● **Task directions**:
Pictures are not part of the copy. Retype the lines from the first one through the line that contains "2.5168,2.5172,2.5176,2.5180,2.5184,2.5188,2.5192,2.5196,2.5200];".

------

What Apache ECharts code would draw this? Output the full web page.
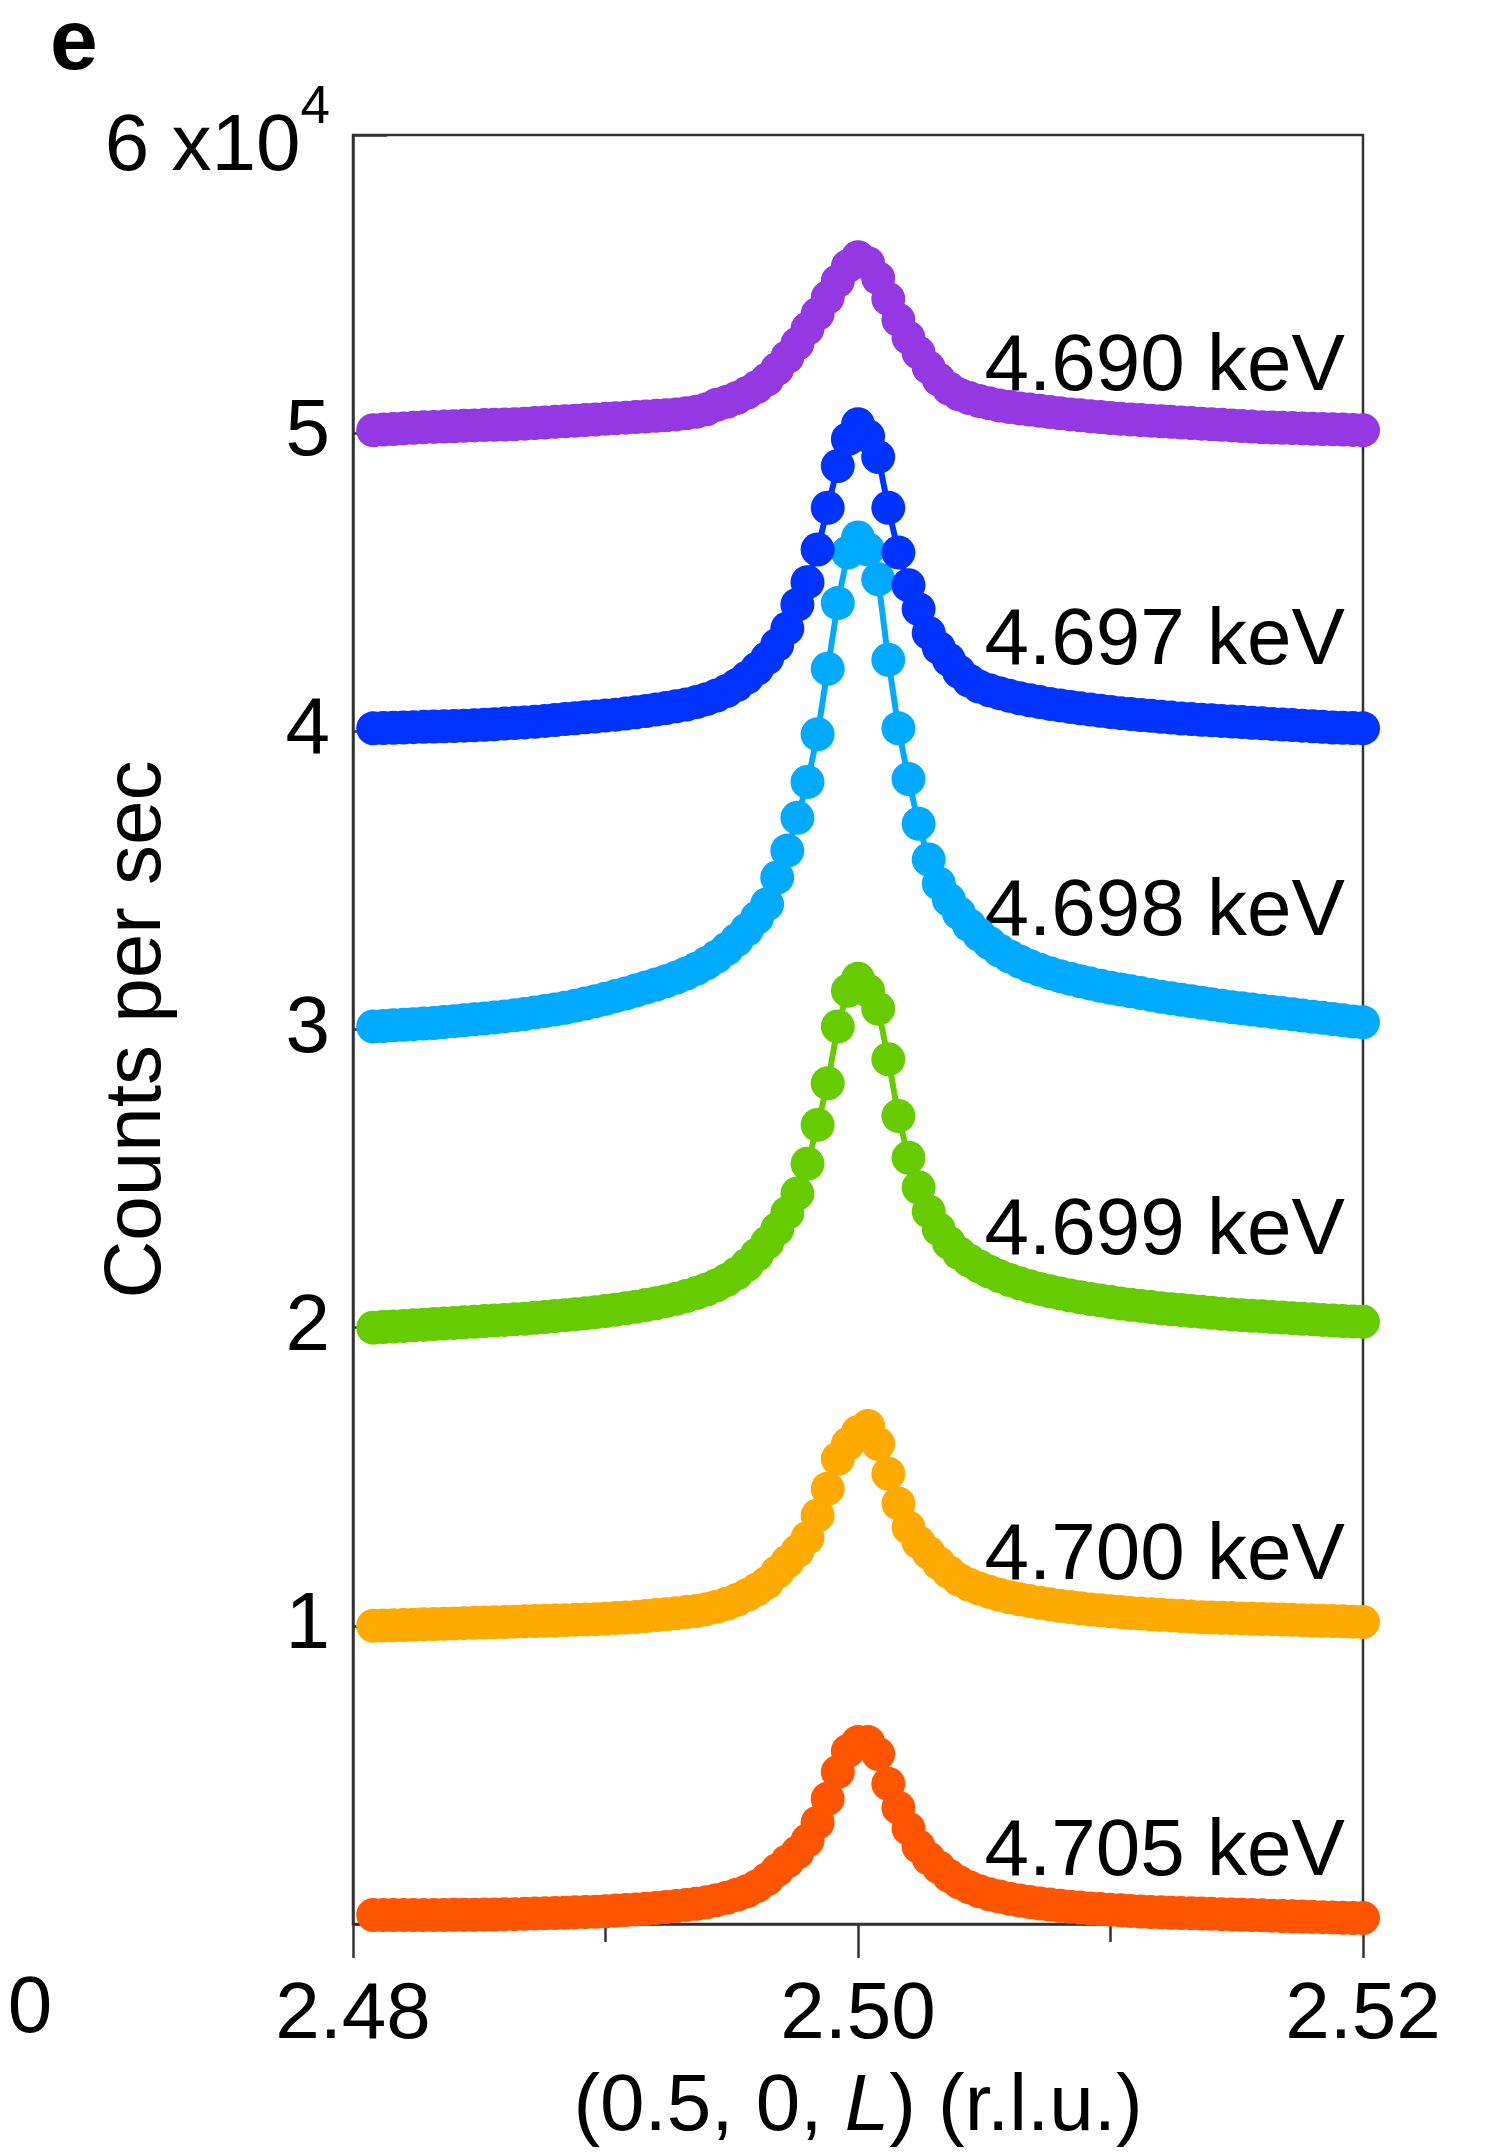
<!DOCTYPE html>
<html>
<head>
<meta charset="utf-8">
<script src="https://cdn.jsdelivr.net/npm/echarts/dist/echarts.min.js"></script>
<style>
html,body{margin:0;padding:0;background:#fff;}
#chart{width:1502px;height:2155px;}
</style>
</head>
<body>
<div id="chart"></div>
<script>
// ---- DATA ----
// L positions (r.l.u.)
const L = [
2.4808,2.4812,2.4816,2.4820,2.4824,2.4828,2.4832,2.4836,2.4840,2.4844,
2.4848,2.4852,2.4856,2.4860,2.4864,2.4868,2.4872,2.4876,2.4880,2.4884,
2.4888,2.4892,2.4896,2.4900,2.4904,2.4908,2.4912,2.4916,2.4920,2.4924,
2.4928,2.4932,2.4936,2.4940,2.4944,2.4948,2.4952,2.4956,2.4960,2.4964,
2.4968,2.4972,2.4976,2.4980,2.4984,2.4988,2.4992,2.4996,2.5000,2.5004,
2.5008,2.5012,2.5016,2.5020,2.5024,2.5028,2.5032,2.5036,2.5040,2.5044,
2.5048,2.5052,2.5056,2.5060,2.5064,2.5068,2.5072,2.5076,2.5080,2.5084,
2.5088,2.5092,2.5096,2.5100,2.5104,2.5108,2.5112,2.5116,2.5120,2.5124,
2.5128,2.5132,2.5136,2.5140,2.5144,2.5148,2.5152,2.5156,2.5160,2.5164,
2.5168,2.5172,2.5176,2.5180,2.5184,2.5188,2.5192,2.5196,2.5200];

// Counts per sec (x10^4), vertically offset curves
const cps4690 = [
5.010,5.012,5.014,5.016,5.018,5.020,5.021,5.022,5.023,5.025,
5.026,5.027,5.028,5.029,5.030,5.032,5.034,5.036,5.038,5.040,
5.042,5.044,5.046,5.048,5.050,5.052,5.054,5.056,5.058,5.060,
5.063,5.067,5.072,5.080,5.095,5.105,5.118,5.135,5.155,5.180,
5.215,5.255,5.300,5.350,5.400,5.455,5.510,5.560,5.590,5.570,
5.520,5.450,5.380,5.320,5.270,5.220,5.180,5.150,5.130,5.118,
5.108,5.100,5.093,5.088,5.083,5.079,5.075,5.071,5.067,5.063,
5.060,5.057,5.054,5.051,5.048,5.046,5.044,5.042,5.040,5.038,
5.036,5.034,5.032,5.030,5.028,5.026,5.024,5.022,5.020,5.019,
5.018,5.017,5.016,5.015,5.014,5.013,5.012,5.011,5.010];
const cps4697 = [
4.010,4.011,4.012,4.013,4.014,4.015,4.016,4.017,4.018,4.019,
4.020,4.022,4.024,4.026,4.028,4.030,4.032,4.035,4.038,4.041,
4.044,4.047,4.050,4.053,4.056,4.060,4.064,4.068,4.073,4.078,
4.084,4.090,4.098,4.108,4.120,4.135,4.155,4.180,4.210,4.245,
4.290,4.345,4.425,4.500,4.610,4.750,4.890,4.980,5.030,4.990,
4.920,4.750,4.600,4.490,4.410,4.330,4.280,4.240,4.200,4.170,
4.150,4.138,4.128,4.119,4.111,4.104,4.098,4.092,4.087,4.082,
4.077,4.073,4.069,4.065,4.061,4.058,4.055,4.052,4.049,4.046,
4.043,4.041,4.039,4.037,4.035,4.033,4.031,4.029,4.027,4.025,
4.023,4.021,4.019,4.017,4.015,4.013,4.012,4.011,4.010];
const cps4698 = [
3.010,3.012,3.014,3.016,3.018,3.020,3.022,3.025,3.028,3.031,
3.034,3.037,3.040,3.044,3.048,3.052,3.057,3.062,3.067,3.073,
3.080,3.087,3.095,3.103,3.112,3.121,3.131,3.141,3.151,3.162,
3.174,3.188,3.204,3.222,3.244,3.270,3.300,3.335,3.375,3.420,
3.510,3.600,3.710,3.830,3.990,4.210,4.430,4.600,4.650,4.610,
4.510,4.240,4.010,3.840,3.690,3.570,3.490,3.435,3.390,3.350,
3.318,3.290,3.265,3.245,3.228,3.213,3.200,3.189,3.179,3.170,
3.162,3.154,3.147,3.140,3.134,3.128,3.122,3.116,3.110,3.105,
3.100,3.095,3.090,3.085,3.080,3.075,3.071,3.067,3.063,3.059,
3.055,3.051,3.047,3.043,3.039,3.035,3.031,3.027,3.024];
const cps4699 = [
2.000,2.002,2.004,2.006,2.008,2.010,2.012,2.014,2.016,2.018,
2.020,2.022,2.024,2.026,2.028,2.030,2.033,2.036,2.039,2.042,
2.045,2.048,2.052,2.056,2.060,2.065,2.070,2.076,2.082,2.089,
2.097,2.106,2.116,2.128,2.142,2.160,2.182,2.210,2.245,2.285,
2.330,2.385,2.450,2.550,2.680,2.820,3.010,3.130,3.170,3.130,
3.070,2.900,2.710,2.570,2.470,2.390,2.330,2.285,2.250,2.225,
2.205,2.188,2.173,2.160,2.149,2.139,2.130,2.122,2.115,2.108,
2.102,2.096,2.091,2.086,2.081,2.077,2.073,2.069,2.065,2.062,
2.059,2.056,2.053,2.050,2.047,2.044,2.042,2.040,2.038,2.036,
2.034,2.032,2.030,2.028,2.026,2.024,2.022,2.021,2.020];
const cps4700 = [
1.000,1.001,1.002,1.003,1.004,1.005,1.006,1.007,1.008,1.009,
1.010,1.011,1.012,1.013,1.014,1.015,1.016,1.017,1.018,1.019,
1.020,1.021,1.022,1.024,1.026,1.028,1.030,1.033,1.036,1.039,
1.042,1.046,1.050,1.056,1.064,1.074,1.087,1.103,1.122,1.145,
1.180,1.215,1.250,1.295,1.370,1.460,1.560,1.610,1.650,1.670,
1.610,1.510,1.410,1.330,1.280,1.245,1.210,1.180,1.155,1.138,
1.125,1.114,1.104,1.096,1.089,1.083,1.077,1.072,1.067,1.063,
1.059,1.055,1.052,1.049,1.046,1.043,1.041,1.039,1.037,1.035,
1.033,1.031,1.029,1.028,1.027,1.026,1.025,1.024,1.023,1.022,
1.021,1.020,1.019,1.018,1.017,1.016,1.015,1.014,1.013];
const cps4705 = [
0.030,0.030,0.030,0.030,0.030,0.030,0.030,0.030,0.031,0.031,
0.031,0.032,0.032,0.033,0.033,0.034,0.035,0.036,0.037,0.038,
0.039,0.040,0.041,0.043,0.045,0.047,0.049,0.051,0.054,0.057,
0.060,0.064,0.068,0.073,0.080,0.088,0.098,0.110,0.127,0.150,
0.180,0.210,0.240,0.280,0.340,0.420,0.510,0.580,0.610,0.610,
0.570,0.470,0.390,0.320,0.260,0.220,0.190,0.162,0.140,0.123,
0.110,0.100,0.092,0.085,0.079,0.074,0.069,0.065,0.061,0.058,
0.055,0.052,0.050,0.048,0.046,0.044,0.042,0.040,0.039,0.038,
0.037,0.036,0.035,0.034,0.033,0.032,0.031,0.030,0.029,0.028,
0.027,0.026,0.025,0.024,0.023,0.022,0.021,0.020,0.020];

const energies = ['4.705 keV','4.700 keV','4.699 keV','4.698 keV','4.697 keV','4.690 keV'];
const xTicks = [2.48, 2.50, 2.52];
const yTicks = [0, 1, 2, 3, 4, 5, 6];

// ---- STYLE / LAYOUT ----
const seriesValues = [cps4705, cps4700, cps4699, cps4698, cps4697, cps4690];
const colors = ['#FF5500', '#FFAA00', '#66CC00', '#00AAFF', '#0033FF', '#9338E2'];
// label anchors (right edge, vertical centre) in data coordinates
const labelAnchor = [[2.5193, 0.24], [2.5193, 1.23], [2.5193, 2.32], [2.5193, 3.39], [2.5193, 4.30], [2.5193, 5.22]];
const FONT = '"Liberation Sans", Arial, Helvetica, sans-serif';

const chart = echarts.init(document.getElementById('chart'), null, {renderer: 'canvas'});

const series = energies.map((name, s) => ({
  type: 'line',
  name: name,
  data: L.map((x, i) => [x, seriesValues[s][i]]),
  symbol: 'circle',
  symbolSize: 34,
  showSymbol: true,
  showAllSymbol: true,
  clip: false,
  z: 3 + s,
  itemStyle: {color: colors[s]},
  lineStyle: {color: colors[s], width: 6},
  emphasis: {disabled: true},
  markPoint: {
    silent: true,
    symbol: 'circle',
    symbolSize: 1,
    itemStyle: {color: 'rgba(0,0,0,0)'},
    label: {show: true, position: 'left', distance: 0, formatter: '{b}', fontSize: 80, color: '#000', fontFamily: FONT},
    data: [{name: name, coord: labelAnchor[s]}]
  }
}));

const option = {
  animation: false,
  backgroundColor: '#fff',
  textStyle: {fontFamily: FONT},
  grid: {left: 353, top: 135, width: 1010, height: 1789, show: true, borderColor: '#333', borderWidth: 2.5, backgroundColor: 'transparent'},
  xAxis: {
    type: 'value', min: xTicks[0], max: xTicks[xTicks.length - 1], interval: xTicks[1] - xTicks[0],
    name: '(0.5, 0, {i|L}) (r.l.u.)', nameLocation: 'middle', nameGap: 144, nameMoveOverlap: false,
    nameTextStyle: {fontSize: 80, color: '#000', fontFamily: FONT,
      rich: {i: {fontStyle: 'italic', fontSize: 80, color: '#000', fontFamily: FONT}}},
    axisLine: {lineStyle: {color: '#333', width: 2.5}},
    axisTick: {show: true, inside: false, length: 34, lineStyle: {color: '#333', width: 2.5}},
    minorTick: {show: true, splitNumber: 2, length: 18, lineStyle: {color: '#333', width: 2.5}},
    axisLabel: {fontSize: 80, color: '#000', margin: 52, fontFamily: FONT, showMinLabel: true, showMaxLabel: true,
      formatter: v => v.toFixed(2)},
    splitLine: {show: false}
  },
  yAxis: {
    type: 'value', min: yTicks[0], max: yTicks[yTicks.length - 1], interval: 1,
    name: 'Counts per sec', nameLocation: 'middle', nameGap: 175, nameRotate: 90, nameMoveOverlap: false,
    nameTextStyle: {fontSize: 80, color: '#000', fontFamily: FONT},
    axisLine: {show: true, lineStyle: {color: '#333', width: 2.5}},
    axisTick: {show: true, inside: true, length: 34, lineStyle: {color: '#333', width: 2.5}},
    axisLabel: {fontSize: 80, color: '#000', margin: 23, fontFamily: FONT, showMinLabel: true, showMaxLabel: true,
      formatter: v => v === 6 ? '{m|6 x10}{s|4}' : (v === 0 ? '' : String(v)),
      rich: {
        m: {fontSize: 80, color: '#000', fontFamily: FONT, verticalAlign: 'bottom'},
        s: {fontSize: 53, color: '#000', fontFamily: FONT, verticalAlign: 'top', padding: [0, 0, 53, 0]}
      }},
    splitLine: {show: false}
  },
  graphic: [
    {type: 'text', left: 50, top: 2, style: {text: 'e', font: 'bold 86px ' + FONT, fill: '#000'}},
    {type: 'text', x: 30, y: 2010, style: {text: '0', font: '80px ' + FONT, fill: '#000', align: 'center', verticalAlign: 'middle'}}
  ],
  series: series
};
chart.setOption(option);
</script>
</body>
</html>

------

● **Solution for this exercise**:
What Apache ECharts code would draw this? Output the full web page.
<!DOCTYPE html>
<html>
<head>
<meta charset="utf-8">
<script src="https://cdn.jsdelivr.net/npm/echarts/dist/echarts.min.js"></script>
<style>
html,body{margin:0;padding:0;background:#fff;}
#chart{width:1502px;height:2155px;}
</style>
</head>
<body>
<div id="chart"></div>
<script>
// ---- DATA ----
// L positions (r.l.u.)
const L = [
2.4808,2.4812,2.4816,2.4820,2.4824,2.4828,2.4832,2.4836,2.4840,2.4844,
2.4848,2.4852,2.4856,2.4860,2.4864,2.4868,2.4872,2.4876,2.4880,2.4884,
2.4888,2.4892,2.4896,2.4900,2.4904,2.4908,2.4912,2.4916,2.4920,2.4924,
2.4928,2.4932,2.4936,2.4940,2.4944,2.4948,2.4952,2.4956,2.4960,2.4964,
2.4968,2.4972,2.4976,2.4980,2.4984,2.4988,2.4992,2.4996,2.5000,2.5004,
2.5008,2.5012,2.5016,2.5020,2.5024,2.5028,2.5032,2.5036,2.5040,2.5044,
2.5048,2.5052,2.5056,2.5060,2.5064,2.5068,2.5072,2.5076,2.5080,2.5084,
2.5088,2.5092,2.5096,2.5100,2.5104,2.5108,2.5112,2.5116,2.5120,2.5124,
2.5128,2.5132,2.5136,2.5140,2.5144,2.5148,2.5152,2.5156,2.5160,2.5164,
2.5168,2.5172,2.5176,2.5180,2.5184,2.5188,2.5192,2.5196,2.5200];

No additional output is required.